Havia, no entanto, uma palavra que sobressaía mais do que as outras. Diziam ‘caralho’. Tantas vezes quantas as que falavam. ‘caralho’ o almoço que fiz correu mal. ‘caralho’ tive de me despachar. ‘caralho’ ele não largava do meu pé. Até que: ‘caralho’ olha aquela ali tem um rabo de cavalo mesmo giro. Tive um igual mas perdi-o.
Pensei por ela: ‘caralho’. Por compaixão. Ter-se algo bonito e perder-se. É mesmo fodido. Principalmente para uma gaja que se prese.
Continuou a miúda atrás de mim que nunca conheci, a não ser a voz através do ‘caralho’: ‘tem estilo’. E tinha. Esta outra miúda, nos seus 20, entra vitoriosa no metro de vestido cor-de-rosa, de rabo de cavalo. Exibicionista. Parecia saber que alguém, ali, tinha um i-g-u-a-z-i-n-h-o. Mas naquele momento ela era a única.
‘caralho parece a Cleópatra’, comparava a tipa atrás de mim. E parecia. Mesmo. Eu confirmo. Senta-se mesmo à minha frente. Podia ver-me a mim, às outras que nunca vi.
Silêncio.
Devemos ter todas pensado: que grande ‘caralho’.
terça-feira, setembro 10, 2013
malas, nova iorque e acasos: palmira
os dois miúdos vão agarrados a quatro malas.
duas para cada um. o rapaz leva na cabeça um boné que diz new york, a rapariga tem umas unhas enormes e vermelhas de sangue com diamantes colados na ponta da unha. Um decote que dá para imaginar o que lá vai dentro. são miúdos. terão 15? 17? vao aos solavancos, eles e as malas. no metro: sentido/direction, aeroporto. irão sozinhos? para nova iorque (tendo em conta o boné do rapaz?

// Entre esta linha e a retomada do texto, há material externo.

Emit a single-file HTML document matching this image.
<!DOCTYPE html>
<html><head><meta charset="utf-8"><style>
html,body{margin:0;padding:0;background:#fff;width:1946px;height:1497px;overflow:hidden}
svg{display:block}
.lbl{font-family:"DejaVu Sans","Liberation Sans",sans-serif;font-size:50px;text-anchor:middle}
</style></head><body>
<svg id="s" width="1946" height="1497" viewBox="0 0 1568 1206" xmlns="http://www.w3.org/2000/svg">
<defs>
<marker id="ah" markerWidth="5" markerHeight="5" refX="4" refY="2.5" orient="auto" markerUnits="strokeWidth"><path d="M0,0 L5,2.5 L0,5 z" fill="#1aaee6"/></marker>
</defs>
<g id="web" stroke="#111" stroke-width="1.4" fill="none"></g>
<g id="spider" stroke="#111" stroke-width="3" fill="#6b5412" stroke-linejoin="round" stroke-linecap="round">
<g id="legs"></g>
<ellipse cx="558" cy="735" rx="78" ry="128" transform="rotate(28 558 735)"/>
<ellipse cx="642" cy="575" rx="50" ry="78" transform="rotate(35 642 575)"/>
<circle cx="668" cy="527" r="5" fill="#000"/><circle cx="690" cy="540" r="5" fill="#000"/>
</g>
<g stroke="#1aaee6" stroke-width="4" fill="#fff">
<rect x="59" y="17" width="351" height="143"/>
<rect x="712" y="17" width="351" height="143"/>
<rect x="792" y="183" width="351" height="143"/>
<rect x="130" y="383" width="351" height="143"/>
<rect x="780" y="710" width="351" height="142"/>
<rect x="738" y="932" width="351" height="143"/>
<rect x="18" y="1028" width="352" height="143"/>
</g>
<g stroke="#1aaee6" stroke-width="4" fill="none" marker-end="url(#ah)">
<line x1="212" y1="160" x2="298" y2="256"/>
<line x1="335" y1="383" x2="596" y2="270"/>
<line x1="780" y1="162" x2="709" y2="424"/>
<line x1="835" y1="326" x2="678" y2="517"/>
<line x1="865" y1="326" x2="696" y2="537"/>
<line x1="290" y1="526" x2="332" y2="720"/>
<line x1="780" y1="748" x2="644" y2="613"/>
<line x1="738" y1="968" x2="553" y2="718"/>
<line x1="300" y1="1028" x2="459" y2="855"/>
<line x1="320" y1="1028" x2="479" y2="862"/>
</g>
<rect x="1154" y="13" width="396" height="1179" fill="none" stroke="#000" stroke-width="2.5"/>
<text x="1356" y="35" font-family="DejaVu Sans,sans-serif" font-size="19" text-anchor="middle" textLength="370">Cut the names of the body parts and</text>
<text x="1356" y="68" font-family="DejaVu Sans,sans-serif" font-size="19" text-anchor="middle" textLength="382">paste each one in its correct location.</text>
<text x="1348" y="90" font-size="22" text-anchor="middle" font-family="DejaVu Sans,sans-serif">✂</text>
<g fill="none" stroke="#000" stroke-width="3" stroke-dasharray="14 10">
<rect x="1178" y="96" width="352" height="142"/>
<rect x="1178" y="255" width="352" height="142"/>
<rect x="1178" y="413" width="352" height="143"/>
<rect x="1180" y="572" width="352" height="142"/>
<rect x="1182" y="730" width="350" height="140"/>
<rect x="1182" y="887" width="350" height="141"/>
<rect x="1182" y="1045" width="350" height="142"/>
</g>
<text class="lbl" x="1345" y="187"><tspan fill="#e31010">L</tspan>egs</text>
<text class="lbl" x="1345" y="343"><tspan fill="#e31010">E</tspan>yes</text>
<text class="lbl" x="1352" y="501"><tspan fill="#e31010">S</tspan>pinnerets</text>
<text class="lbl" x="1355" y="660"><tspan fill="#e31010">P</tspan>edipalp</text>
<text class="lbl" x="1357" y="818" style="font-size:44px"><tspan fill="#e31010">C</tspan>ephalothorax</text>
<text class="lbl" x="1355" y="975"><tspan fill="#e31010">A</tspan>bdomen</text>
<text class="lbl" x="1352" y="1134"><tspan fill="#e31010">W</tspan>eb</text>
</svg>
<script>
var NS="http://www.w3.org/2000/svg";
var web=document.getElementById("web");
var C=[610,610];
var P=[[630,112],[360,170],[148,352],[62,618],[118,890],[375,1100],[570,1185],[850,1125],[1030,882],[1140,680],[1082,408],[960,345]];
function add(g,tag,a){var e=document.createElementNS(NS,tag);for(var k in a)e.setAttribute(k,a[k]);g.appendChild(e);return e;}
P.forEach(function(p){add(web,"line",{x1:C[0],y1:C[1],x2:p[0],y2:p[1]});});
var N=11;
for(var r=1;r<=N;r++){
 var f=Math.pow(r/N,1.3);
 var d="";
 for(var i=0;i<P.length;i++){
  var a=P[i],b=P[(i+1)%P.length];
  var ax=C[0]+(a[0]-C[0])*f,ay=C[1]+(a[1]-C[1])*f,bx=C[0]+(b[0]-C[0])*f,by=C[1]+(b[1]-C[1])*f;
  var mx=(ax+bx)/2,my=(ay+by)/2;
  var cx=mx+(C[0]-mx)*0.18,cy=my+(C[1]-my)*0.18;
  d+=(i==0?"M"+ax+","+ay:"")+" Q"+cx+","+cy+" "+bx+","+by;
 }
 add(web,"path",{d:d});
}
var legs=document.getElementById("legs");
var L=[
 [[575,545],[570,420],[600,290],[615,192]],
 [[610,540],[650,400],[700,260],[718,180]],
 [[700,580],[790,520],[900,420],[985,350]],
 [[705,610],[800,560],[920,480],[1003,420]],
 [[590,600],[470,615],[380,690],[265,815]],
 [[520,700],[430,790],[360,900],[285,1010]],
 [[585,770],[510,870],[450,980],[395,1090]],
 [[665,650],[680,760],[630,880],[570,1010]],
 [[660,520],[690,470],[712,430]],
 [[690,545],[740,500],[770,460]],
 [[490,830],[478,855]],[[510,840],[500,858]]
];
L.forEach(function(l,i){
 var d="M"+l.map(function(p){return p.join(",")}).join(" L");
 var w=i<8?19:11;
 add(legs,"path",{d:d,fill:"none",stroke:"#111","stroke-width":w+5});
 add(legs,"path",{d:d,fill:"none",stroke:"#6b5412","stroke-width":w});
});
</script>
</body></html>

não sei. cochicham um com o outro. nos olhos trazem sono. mas já são 16h. ainda assim sono. viajo para dentro da cabeça daqueles miúdos. percebo que vão para nova iorque, que às tantas conhecem a minha prima. palmira. eu sei disto. eles não. separados por um banco no metro, mas com algo em comum. a palmira. tenho a certeza. tenho tanta certeza nisto. como nos acasos. se os miúdos não tivessem tomado o meu metro, sentado à minha frente, com o boné a dizer new york, nunca poderiam conhecer a palmira. mas eu acredito em acasos. a minha prima que está em nova iorque conhece estes miúdos. são, talvez, vizinhos, já lhes preparou refeições no restaurante onde trabalha. ou melhor, são vizinhos. eles não sabem, mas entre o meu banco e o deles existe um nome. palmira. porquê? porque os acasos existem, porque o mundo é pequeno, porque acredito mais na minha imaginação do que no meu país.